### What the task requires
Skip the pictures, please, and write out exactly the lines from the opening of the data through the line containing "1200e3, 1250e3, 1300e3, 1350e3, 1400e3, 1450e3, 1500e3]".

### Available data
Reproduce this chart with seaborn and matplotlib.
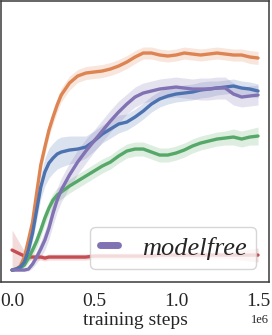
"""Training curves: mean return with shaded spread, one legend entry."""

import numpy as np
import pandas as pd
import matplotlib
matplotlib.use("Agg")
import matplotlib.pyplot as plt
import seaborn as sns

# training steps (x), denser at the start where curves rise fast
steps = [0, 25e3, 50e3, 75e3, 100e3, 125e3, 150e3, 175e3, 200e3, 225e3, 250e3,
         275e3, 300e3, 350e3, 400e3, 450e3, 500e3, 550e3, 600e3, 650e3, 700e3,
         750e3, 800e3, 850e3, 900e3, 950e3, 1000e3, 1050e3, 1100e3, 1150e3,
         1200e3, 1250e3, 1300e3, 1350e3, 1400e3, 1450e3, 1500e3]

# mean returns per run
orange_mean = [0, 10, 40, 130, 300, 480, 770, 1050, 1230, 1400, 1530, 1650, 1750,
               1870, 1940, 1970, 1980, 1990, 2010, 2040, 2080, 2130, 2170, 2170,
               2150, 2140, 2150, 2170, 2160, 2150, 2160, 2170, 2160, 2150, 2150,
               2130, 2120]
blue_mean = [0, 10, 30, 80, 200, 370, 600, 830, 980, 1070, 1120, 1160, 1180,
             1200, 1210, 1230, 1290, 1360, 1410, 1460, 1480, 1530, 1590, 1660,
             1710, 1740, 1760, 1770, 1780, 1800, 1810, 1820, 1830, 1840, 1820,
             1810, 1790]
purple_mean = [0, 0, 0, 0, 10, 60, 130, 210, 300, 420, 570, 700, 800, 950, 1080,
               1190, 1290, 1390, 1490, 1580, 1660, 1730, 1770, 1790, 1810, 1820,
               1830, 1820, 1810, 1810, 1810, 1820, 1820, 1760, 1730, 1740, 1750]
green_mean = [0, 10, 20, 50, 120, 200, 290, 400, 520, 620, 700, 750, 780, 840,
              890, 940, 990, 1040, 1080, 1140, 1190, 1210, 1210, 1180, 1150, 1150,
              1170, 1200, 1240, 1270, 1290, 1310, 1320, 1330, 1310, 1330, 1340]
red_mean = [200, 180, 160, 140, 130, 130, 130, 130, 120, 130, 130, 130, 130, 130,
            130, 130, 140, 140, 140, 140, 140, 140, 140, 140, 150, 150, 150, 150,
            150, 150, 150, 150, 150, 150, 150, 150, 150]

# half width of the shaded band
orange_hw = [0, 10, 30, 50, 60, 70, 70, 70, 70, 70, 70, 70, 70, 70, 65, 65, 65, 65,
             65, 65, 65, 65, 60, 60, 60, 60, 60, 60, 60, 60, 60, 60, 60, 60, 60, 65, 65]
blue_hw = [0, 10, 20, 40, 60, 80, 100, 120, 140, 150, 150, 150, 150, 140, 130, 110,
           100, 90, 90, 90, 80, 80, 80, 80, 80, 80, 80, 80, 80, 80, 80, 70, 70, 70,
           70, 70, 70]
purple_hw = [0, 0, 0, 10, 20, 40, 60, 80, 100, 110, 120, 120, 120, 120, 120, 120,
             110, 110, 110, 110, 100, 100, 100, 100, 100, 100, 100, 100, 100, 110,
             110, 110, 110, 110, 100, 100, 100]
green_hw = [0, 10, 20, 30, 50, 60, 70, 70, 70, 70, 70, 70, 70, 70, 70, 70, 70, 70,
            70, 70, 70, 70, 70, 70, 70, 70, 70, 70, 70, 70, 70, 70, 70, 80, 80, 80, 90]
red_hw = [200, 150, 100, 50, 30, 30, 30, 30, 30, 30, 30, 30, 30, 30, 30, 30, 30,
          30, 30, 30, 30, 30, 30, 30, 30, 30, 30, 30, 30, 30, 30, 30, 30, 40, 50,
          60, 70]

palette = sns.color_palette("deep")
runs = [
    (None, red_mean, red_hw, palette[3]),
    (None, orange_mean, orange_hw, palette[1]),
    (None, green_mean, green_hw, palette[2]),
    (None, blue_mean, blue_hw, palette[0]),
    ("modelfree", purple_mean, purple_hw, palette[4]),
]

sns.set_style("white")
plt.rcParams["font.family"] = ["Liberation Serif", "DejaVu Serif"]
plt.rcParams["axes.edgecolor"] = "#3a3a3a"
plt.rcParams["axes.linewidth"] = 1.1

fig, ax = plt.subplots(figsize=(2.72, 3.35), dpi=100)
fig.subplots_adjust(left=0.004, right=0.989, top=0.997, bottom=0.158)

x = np.array(steps)
for label, mean, hw, color in runs:
    mean = np.array(mean, dtype=float)
    hw = np.array(hw, dtype=float)
    df = pd.DataFrame({"step": x, "ret": mean})
    sns.lineplot(data=df, x="step", y="ret", ax=ax, color=color, lw=2.4,
                 label=label, legend=False)
    ax.fill_between(x, mean - hw, mean + hw, color=color, alpha=0.2, lw=0)

ax.set_xlim(-67000, 1567000)
ax.set_ylim(-120, 2690)
ax.set_xticks([0, 0.5e6, 1.0e6, 1.5e6])
ax.set_yticks([])
ax.set_ylabel("")
ax.tick_params(axis="x", length=0, pad=8, labelsize=14)
ax.xaxis.get_offset_text().set_fontsize(9)
ax.set_xlabel("training steps", fontsize=14, labelpad=1)
for s in ax.spines.values():
    s.set_visible(True)

handles, labels = ax.get_legend_handles_labels()
leg = ax.legend(handles[-1:], labels[-1:], loc="lower right",
                prop={"family": "Liberation Serif", "style": "italic", "size": 19},
                handlelength=0.7, handletextpad=0.9, borderpad=0.35,
                framealpha=0.8)
for line in leg.get_lines():
    line.set_linewidth(5)
    line.set_solid_capstyle("round")

plt.savefig("out.png", dpi=100)
plt.close()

### Task answer
Reproduce this chart with seaborn and matplotlib.
"""Training curves: mean return with shaded spread, one legend entry."""

import numpy as np
import pandas as pd
import matplotlib
matplotlib.use("Agg")
import matplotlib.pyplot as plt
import seaborn as sns

# training steps (x), denser at the start where curves rise fast
steps = [0, 25e3, 50e3, 75e3, 100e3, 125e3, 150e3, 175e3, 200e3, 225e3, 250e3,
         275e3, 300e3, 350e3, 400e3, 450e3, 500e3, 550e3, 600e3, 650e3, 700e3,
         750e3, 800e3, 850e3, 900e3, 950e3, 1000e3, 1050e3, 1100e3, 1150e3,
         1200e3, 1250e3, 1300e3, 1350e3, 1400e3, 1450e3, 1500e3]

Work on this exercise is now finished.